3. The shield element according to claim 1, wherein said conductor track is arranged on said carrier to form an area enclosed by said conductor track at least half as large as an area enclosed by the transmission antenna of the object.

4. The shield element according to claim 1, wherein said carrier is a film and said conductor track is applied, printed, or vapor deposited onto said film or is integrated into said film, and wherein one or both of the following is true: said film is an adhesive film to be glued onto a main body of the object; or a total thickness of said film is less than 0.5 mm.

5. The shield element according to claim 1, wherein said conductor track is arranged in an outer circumferential region of said carrier, and/or said carrier has a shape of the object.

6. The shield element according to claim 1, wherein said conductor track is a continuous conductor loop having an ohmic resistance of at most 5 ohms.

7. The shield element according to claim 1, wherein said antenna with antenna has one or more turns disposed at a distance of at most 5 mm from the transmission antenna of the object when the shield element is applied to the object.

8. The shield element according to claim 1, wherein said antenna extends along the transmission antenna of the object when the shield element is applied to the object.

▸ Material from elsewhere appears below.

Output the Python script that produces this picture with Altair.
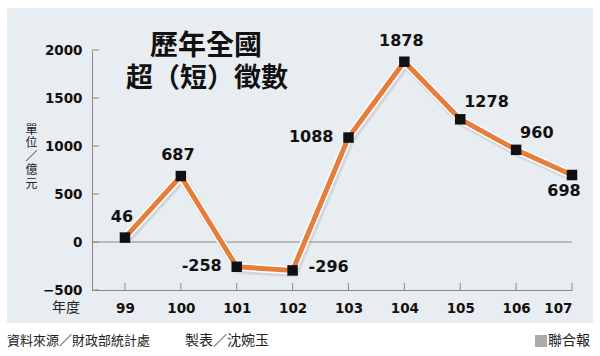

9. The shield element according to claim 8, wherein said antenna is a coiled antenna with at least one turn extending along an outer region of said carrier.

10. The shield element according to claim 6, wherein said resonant frequency of said resonant oscillating circuit is less than 50 MHz.

11. The shield element according to claim 8, wherein said conductor track forms a coiled antenna that is closed per se in a starting state and is interruptible via an interrupter switch.

12. The shield element according to claim 11, wherein said interrupter switch is a push switch or as a temperature-dependent resistor having a positive temperature coefficient.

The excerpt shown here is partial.